### DATA BLOCK
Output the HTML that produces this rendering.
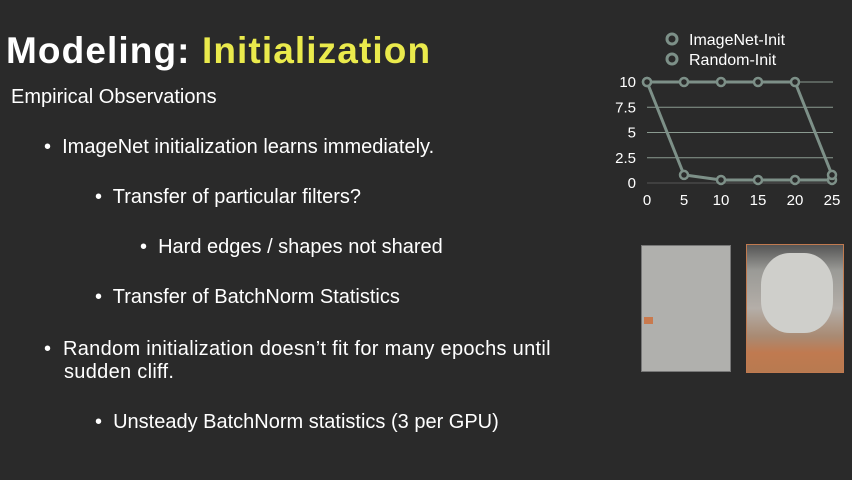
<!DOCTYPE html>
<html><head><meta charset="utf-8"><style>
body{margin:0;width:852px;height:480px;background:#2a2a2a;overflow:hidden;font-family:"Liberation Sans",sans-serif;color:#fff;position:relative}
.t{position:absolute;white-space:nowrap;font-size:20px}
</style></head><body>
<div class="t" style="left:6px;top:30px;font-size:37px;font-weight:bold;letter-spacing:1.1px">Modeling: <span style="color:#eaea4c">Initialization</span></div>
<div class="t" style="left:11px;top:86px">Empirical Observations</div>
<div class="t" style="left:44px;top:136px">•&nbsp; ImageNet initialization learns immediately.</div>
<div class="t" style="left:95px;top:186px">•&nbsp; Transfer of particular filters?</div>
<div class="t" style="left:140px;top:236px">•&nbsp; Hard edges / shapes not shared</div>
<div class="t" style="left:95px;top:286px">•&nbsp; Transfer of BatchNorm Statistics</div>
<div class="t" style="left:44px;top:338px;line-height:23px;letter-spacing:0.3px">•&nbsp; Random initialization doesn’t fit for many epochs until</div>
<div class="t" style="left:64px;top:361px;letter-spacing:0.3px">sudden cliff.</div>
<div class="t" style="left:95px;top:411px">•&nbsp; Unsteady BatchNorm statistics (3 per GPU)</div>
<svg id="chart" width="852" height="480" style="position:absolute;left:0;top:0"></svg>
<div style="position:absolute;left:641px;top:245px;width:88px;height:125px;background:#b0b0ad;border:1px solid #777"><div style="position:absolute;left:2px;top:71px;width:9px;height:7px;background:#c97a4e"></div></div>
<div style="position:absolute;left:746px;top:244px;width:96px;height:127px;background:linear-gradient(180deg,#555 0%,#9a9a96 20%,#b4aea8 50%,#a98a72 72%,#c07a50 85%,#b87a50 100%);border:1px solid #c07a50"><div style="position:absolute;left:14px;top:8px;width:72px;height:80px;border-radius:40%;background:#cfcfcb"></div></div>
<script>
const xs=[0,5,10,15,20,25];
const imagenet=[10,0.8,0.3,0.3,0.3,0.3];
const random=[10,10,10,10,10,0.8];
const yTicks=[0,2.5,5,7.5,10];
const yTickLabels=["0","2.5","5","7.5","10"];
const seriesNames=["ImageNet-Init","Random-Init"];
const svg=document.getElementById('chart');const NS='http://www.w3.org/2000/svg';
const X=v=>647+v/25*185, Y=v=>183-v/10*101;
function el(t,a,p){const e=document.createElementNS(NS,t);for(const k in a)e.setAttribute(k,a[k]);(p||svg).appendChild(e);return e;}
yTicks.forEach((v,i)=>{const l=el('line',{x1:647,x2:833,y1:Y(v),y2:Y(v),stroke:v===0?'#555':'#8a9a90','stroke-width':1});


const t=el('text',{x:636,y:Y(v)+5,'text-anchor':'end','font-size':15,fill:'#fff','font-family':'Liberation Sans'});t.textContent=yTickLabels[i];

});
xs.forEach(v=>{const t=el('text',{x:X(v),y:205,'text-anchor':'middle','font-size':15,fill:'#fff','font-family':'Liberation Sans'});t.textContent=v;

});
[imagenet,random].forEach((s,i)=>{const p=el('polyline',{points:s.map((v,j)=>X(xs[j])+','+Y(v)).join(' '),fill:'none',stroke:'#7d9088','stroke-width':3});


s.forEach((v,j)=>{const c=el('circle',{cx:X(xs[j]),cy:Y(v),r:4,fill:'#2a2a2a',stroke:'#7d9088','stroke-width':2.5});

});
const lc=el('circle',{cx:672,cy:39+i*20,r:5,fill:'#2a2a2a',stroke:'#7d9088','stroke-width':3});


const lt=el('text',{x:689,y:45+i*20,'font-size':16,fill:'#fff','font-family':'Liberation Sans'});lt.textContent=seriesNames[i];

});
</script>
</body></html>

### TO BE DONE
Copy the material above in full and exactly, skipping pictures.

### RIGHT ANSWER
Output the HTML that produces this rendering.
<!DOCTYPE html>
<html><head><meta charset="utf-8"><style>
body{margin:0;width:852px;height:480px;background:#2a2a2a;overflow:hidden;font-family:"Liberation Sans",sans-serif;color:#fff;position:relative}
.t{position:absolute;white-space:nowrap;font-size:20px}
</style></head><body>
<div class="t" style="left:6px;top:30px;font-size:37px;font-weight:bold;letter-spacing:1.1px">Modeling: <span style="color:#eaea4c">Initialization</span></div>
<div class="t" style="left:11px;top:86px">Empirical Observations</div>
<div class="t" style="left:44px;top:136px">•&nbsp; ImageNet initialization learns immediately.</div>
<div class="t" style="left:95px;top:186px">•&nbsp; Transfer of particular filters?</div>
<div class="t" style="left:140px;top:236px">•&nbsp; Hard edges / shapes not shared</div>
<div class="t" style="left:95px;top:286px">•&nbsp; Transfer of BatchNorm Statistics</div>
<div class="t" style="left:44px;top:338px;line-height:23px;letter-spacing:0.3px">•&nbsp; Random initialization doesn’t fit for many epochs until</div>
<div class="t" style="left:64px;top:361px;letter-spacing:0.3px">sudden cliff.</div>
<div class="t" style="left:95px;top:411px">•&nbsp; Unsteady BatchNorm statistics (3 per GPU)</div>
<svg id="chart" width="852" height="480" style="position:absolute;left:0;top:0"></svg>
<div style="position:absolute;left:641px;top:245px;width:88px;height:125px;background:#b0b0ad;border:1px solid #777"><div style="position:absolute;left:2px;top:71px;width:9px;height:7px;background:#c97a4e"></div></div>
<div style="position:absolute;left:746px;top:244px;width:96px;height:127px;background:linear-gradient(180deg,#555 0%,#9a9a96 20%,#b4aea8 50%,#a98a72 72%,#c07a50 85%,#b87a50 100%);border:1px solid #c07a50"><div style="position:absolute;left:14px;top:8px;width:72px;height:80px;border-radius:40%;background:#cfcfcb"></div></div>
<script>
const xs=[0,5,10,15,20,25];
const imagenet=[10,0.8,0.3,0.3,0.3,0.3];
const random=[10,10,10,10,10,0.8];
const yTicks=[0,2.5,5,7.5,10];
const yTickLabels=["0","2.5","5","7.5","10"];
const seriesNames=["ImageNet-Init","Random-Init"];
const svg=document.getElementById('chart');const NS='http://www.w3.org/2000/svg';
const X=v=>647+v/25*185, Y=v=>183-v/10*101;
function el(t,a,p){const e=document.createElementNS(NS,t);for(const k in a)e.setAttribute(k,a[k]);(p||svg).appendChild(e);return e;}
yTicks.forEach((v,i)=>{const l=el('line',{x1:647,x2:833,y1:Y(v),y2:Y(v),stroke:v===0?'#555':'#8a9a90','stroke-width':1});


const t=el('text',{x:636,y:Y(v)+5,'text-anchor':'end','font-size':15,fill:'#fff','font-family':'Liberation Sans'});t.textContent=yTickLabels[i];

});
xs.forEach(v=>{const t=el('text',{x:X(v),y:205,'text-anchor':'middle','font-size':15,fill:'#fff','font-family':'Liberation Sans'});t.textContent=v;

});
[imagenet,random].forEach((s,i)=>{const p=el('polyline',{points:s.map((v,j)=>X(xs[j])+','+Y(v)).join(' '),fill:'none',stroke:'#7d9088','stroke-width':3});


s.forEach((v,j)=>{const c=el('circle',{cx:X(xs[j]),cy:Y(v),r:4,fill:'#2a2a2a',stroke:'#7d9088','stroke-width':2.5});

});
const lc=el('circle',{cx:672,cy:39+i*20,r:5,fill:'#2a2a2a',stroke:'#7d9088','stroke-width':3});


const lt=el('text',{x:689,y:45+i*20,'font-size':16,fill:'#fff','font-family':'Liberation Sans'});lt.textContent=seriesNames[i];

});
</script>
</body></html>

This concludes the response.